En France : le maintien de l’ordre, une lente agonie policière.

Le mardi 28 mars passé, notre voisin de pays assistait ou participait (subsidiairement) à la dixième journée de grève nationale contre la réforme des retraites. Un sentiment d’impuissance, de magnitude nationale, prédominait alors.

(2 minutes de lecture – le féminin est compris dans le texte – 127ème post)

La gestion des foules : un véritable défi sociétal

La gestion des foules représente l’un des plus grands défis des polices européennes du 21ème siècle, aux côtés des spectres contemporains que sont le réchauffement climatique, les pandémies, la guerre, les flux migratoires et l’intelligence artificielle.

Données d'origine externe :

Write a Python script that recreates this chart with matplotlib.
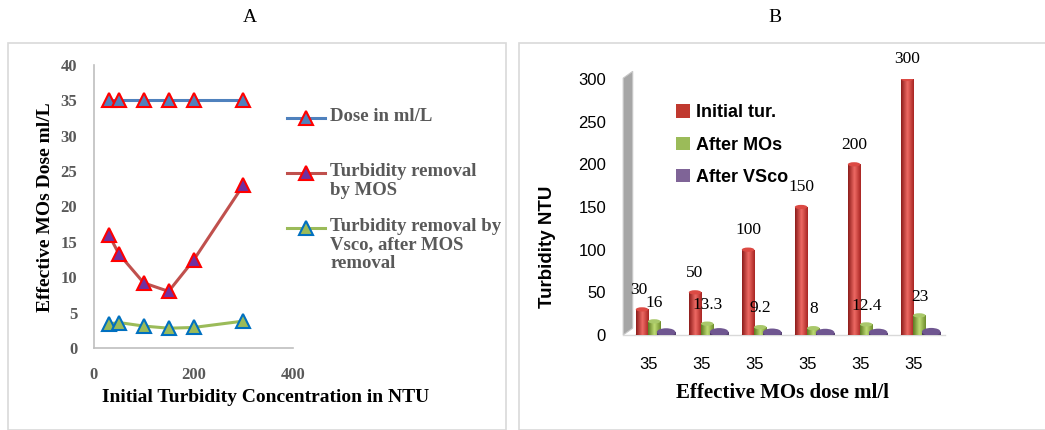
import numpy as np
import matplotlib
matplotlib.use("Agg")
import matplotlib.pyplot as plt
from matplotlib.lines import Line2D
from matplotlib.patches import Rectangle, Ellipse, Polygon
from matplotlib.colors import LinearSegmentedColormap

# ---- data ----
initial_turbidity = [30, 50, 100, 150, 200, 300]
dose_ml_per_l = [35, 35, 35, 35, 35, 35]
after_mos = [16, 13.3, 9.2, 8, 12.4, 23]
after_vsco = [3.4, 3.6, 3.1, 2.8, 2.9, 3.8]
dose_labels = ["35", "35", "35", "35", "35", "35"]

W, H = 1045, 430
fig = plt.figure(figsize=(W / 100, H / 100), dpi=100)
fig.patch.set_facecolor("white")

serif = "Liberation Serif"
sans = "Liberation Sans"
gray_txt = "#595959"


def px(x0, y0, x1, y1):
    """Figure-fraction rect from pixel box (top-left origin)."""
    return [x0 / W, 1 - y1 / H, (x1 - x0) / W, (y1 - y0) / H]


def fx(x):
    return x / W


def fy(y):
    return 1 - y / H


# panel frames
fig.add_artist(Rectangle((fx(8), 0), (506 - 8) / W, fy(43), transform=fig.transFigure,
                         fill=False, edgecolor="#d9d9d9", lw=1.2))
fig.add_artist(Rectangle((fx(519), 0), (W + 10 - 519) / W, fy(43), transform=fig.transFigure,
                         fill=False, edgecolor="#d9d9d9", lw=1.2))

fig.text(fx(250), fy(17), "A", ha="center", va="center", family=serif, fontsize=14)
fig.text(fx(775), fy(17), "B", ha="center", va="center", family=serif, fontsize=14)

# ================= panel A =================
styles = [
    dict(color="#4f81bd", mfc="#4f81bd", mec="#ff0000"),
    dict(color="#c0504d", mfc="#7030a0", mec="#ff0000"),
    dict(color="#9bbb59", mfc="#9bbb59", mec="#0070c0"),
]
axA = fig.add_axes(px(94, 65, 293, 348))
for yvals, st in zip([dose_ml_per_l, after_mos, after_vsco], styles):
    axA.plot(initial_turbidity, yvals, lw=2.2, marker="^", ms=10, mew=1.5,
             clip_on=False, zorder=3, **st)
axA.set_xlim(0, 400)
axA.set_ylim(0, 40)
axA.set_xticks([0, 200, 400])
axA.set_yticks(range(0, 41, 5))
for s in ("top", "right"):
    axA.spines[s].set_visible(False)
for s in ("left", "bottom"):
    axA.spines[s].set_color("#bfbfbf")
    axA.spines[s].set_linewidth(1.2)
axA.tick_params(length=0, labelsize=12, labelcolor=gray_txt)
axA.tick_params(axis="y", pad=12)
axA.tick_params(axis="x", pad=14)
for lab in axA.get_xticklabels() + axA.get_yticklabels():
    lab.set_family(serif)
    lab.set_fontweight("bold")
fig.text(fx(46), fy(207), "Effective MOs Dose ml/L", rotation=90, ha="center", va="center",
         family=serif, fontweight="bold", fontsize=14)
fig.text(fx(266), fy(398), "Initial Turbidity Concentration in NTU", ha="center", va="center",
         family=serif, fontweight="bold", fontsize=14)

# legend for panel A: sample line + triangle, text aligned to its first line
legend_rows = [
    (118, "Dose in ml/L"),
    (173, "Turbidity removal\nby MOS"),
    (228, "Turbidity removal by\nVsco, after MOS\nremoval"),
]
for (ypix, label), st in zip(legend_rows, styles):
    fig.add_artist(Line2D([fx(287), fx(325)], [fy(ypix), fy(ypix)], transform=fig.transFigure,
                          lw=2.2, color=st["color"]))
    fig.add_artist(Line2D([fx(306)], [fy(ypix)], transform=fig.transFigure, lw=0, marker="^",
                          ms=10, mew=1.5, mfc=st["mfc"], mec=st["mec"]))
    fig.text(fx(330), fy(ypix - 10), label, ha="left", va="top", family=serif, fontweight="bold",
             fontsize=13.5, color=gray_txt, linespacing=1.13)

# ================= panel B =================
axB = fig.add_axes(px(620, 79, 945, 335))
for s in axB.spines.values():
    s.set_visible(False)
axB.set_yticks(range(0, 301, 50))
axB.set_xticks(range(len(dose_labels)))
axB.set_xticklabels(dose_labels)
axB.tick_params(length=0, labelsize=12)
axB.tick_params(axis="y", pad=10)
axB.tick_params(axis="x", pad=16)
for lab in axB.get_xticklabels() + axB.get_yticklabels():
    lab.set_family(sans)

# back wall and floor
axB.add_patch(Polygon([(-0.47, 301), (-0.29, 309), (-0.29, 8), (-0.47, 0)], closed=True,
                      facecolor="#a6a6a6", edgecolor="#c8c8c8", lw=0.8, clip_on=False, zorder=0))
axB.plot([-0.47, 5.6], [0, 0], color="#d9d9d9", lw=1.0, clip_on=False, zorder=0)

x = np.arange(len(initial_turbidity))
series = [
    (x - 0.115, initial_turbidity, 0.235, ("#8c1c1a", "#ee6a64", "#a82522"), "#dc4a44", 5.0),
    (x + 0.115, after_mos, 0.235, ("#5d7a22", "#bfdc74", "#6d8c2c"), "#a9c86a", 5.0),
    (x + 0.34, after_vsco, 0.35, ("#4b3563", "#8a70a8", "#54406e"), "#6f5690", 9.0),
]
grad_img = np.linspace(0, 1, 64).reshape(1, -1)
for xs, vals, w, cols, topc, cap in series:
    cmap = LinearSegmentedColormap.from_list("cyl", [cols[0], cols[1], cols[2]])
    bars = axB.bar(xs, vals, width=w, color=cols[2], edgecolor="none", zorder=3)
    for b, xc, v in zip(bars, xs, vals):
        im = axB.imshow(grad_img, cmap=cmap, aspect="auto", zorder=3,
                        extent=(xc - w / 2, xc + w / 2, 0, v), interpolation="bilinear")
        im.set_clip_path(b)
        axB.add_patch(Ellipse((xc, v), w, cap, facecolor=topc, edgecolor="none", zorder=4))
        axB.add_patch(Ellipse((xc, 0), w, cap, facecolor=cols[2], edgecolor="none", zorder=2.9))
axB.set_xlim(-0.53, 5.60)
axB.set_ylim(0, 300)

# value labels
for i, v in enumerate(initial_turbidity):
    dx = -0.06 if i == 0 else 0.0
    axB.text(i - 0.115 + dx, v + 23, str(v), ha="center", va="center", family=serif, fontsize=12.5,
             clip_on=False, zorder=5)
for i, v in enumerate(after_mos):
    axB.text(i + 0.12, v + 22, f"{v:g}", ha="center", va="center", family=serif, fontsize=12.5,
             clip_on=False, zorder=5)

fig.text(fx(548), fy(247), "Turbidity NTU", rotation=90, ha="center", va="center",
         family=sans, fontweight="bold", fontsize=13.5)
fig.text(fx(782), fy(393), "Effective MOs dose ml/l", ha="center", va="center",
         family=serif, fontweight="bold", fontsize=15)

hB = [Rectangle((0, 0), 1, 1, facecolor=c) for c in ("#c0392f", "#9bbb59", "#7f6497")]
fig.legend(hB, ["Initial tur.", "After MOs", "After VSco"], loc="upper left",
           bbox_to_anchor=(fx(660), fy(88)), frameon=False, handlelength=0.75, handleheight=0.75,
           handletextpad=0.35, labelspacing=0.85, prop={"family": sans, "weight": "bold", "size": 13})

fig.savefig("out.png", dpi=100, facecolor="white")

En France, la liberté de manifestation est enrayée par l’incapacité de sa police nationale à prévenir les dégénérescences. Ses seules démonstrations se résument à la réaction et à la confrontation, signes de faiblesse.

Les voyous ne méritent pas qu’on leur ressemble

L’ambivalence atteint son paroxysme lorsque des membres des forces de l’ordre se comportent à leur tour comme les voyous auxquels ils font face. Le tableau sociétal se trouble, les références existentielles de l’État de Droit vacillent, nos valeurs universelles sont bafouées par ceux-là même qui les représentent, les détiennent et sont censés les garantir.

C’est alors qu’un puissant dilemme apparaît. Les pesées d’intérêt s’annihilent.

Que des voyous puissent se comporter ainsi est évidemment intolérable et les forces de l’ordre doivent les référer en justice. Que des policiers puissent se comporter en voyous pose d’autres questions, beaucoup plus fondamentales :

Quelle police avons-nous construite, financée, cadrée et formée ?

Qui déférera les auteurs de délits et de crimes, parmi les policiers, à l’autorité judiciaire ? Et par quel instrument indépendant et distancié ?

Le destin d’une République

Tout le monde l’aura compris. Le destin de l’État République n’appartient pas aux casseurs ni aux infiltrés violents, mais bel et bien à ses représentants d’ordre… pour autant que ces derniers soient dotés de toutes les capacités à l’honorer (honorer le destin évolutif d’une Nation), dans la proportionnalité de leurs actes, dans le respect de l’intégrité physique, psychique et morale des individus, dans la règle absolue du vouvoiement* et le respect intégral de la liberté d’exercer des médias.

Les expertises sont flagrantes. Abandonner les terrains de guérilla et en substance, mettre à l’abri les personnes les plus vulnérables, afin de garantir coûte que coûte le droit de manifestation, déclaré ou non (pour autant que le rassemblement ne soit pas interdit), reste l’étalon de mesure de toute police d’État de Droit qui se mérite.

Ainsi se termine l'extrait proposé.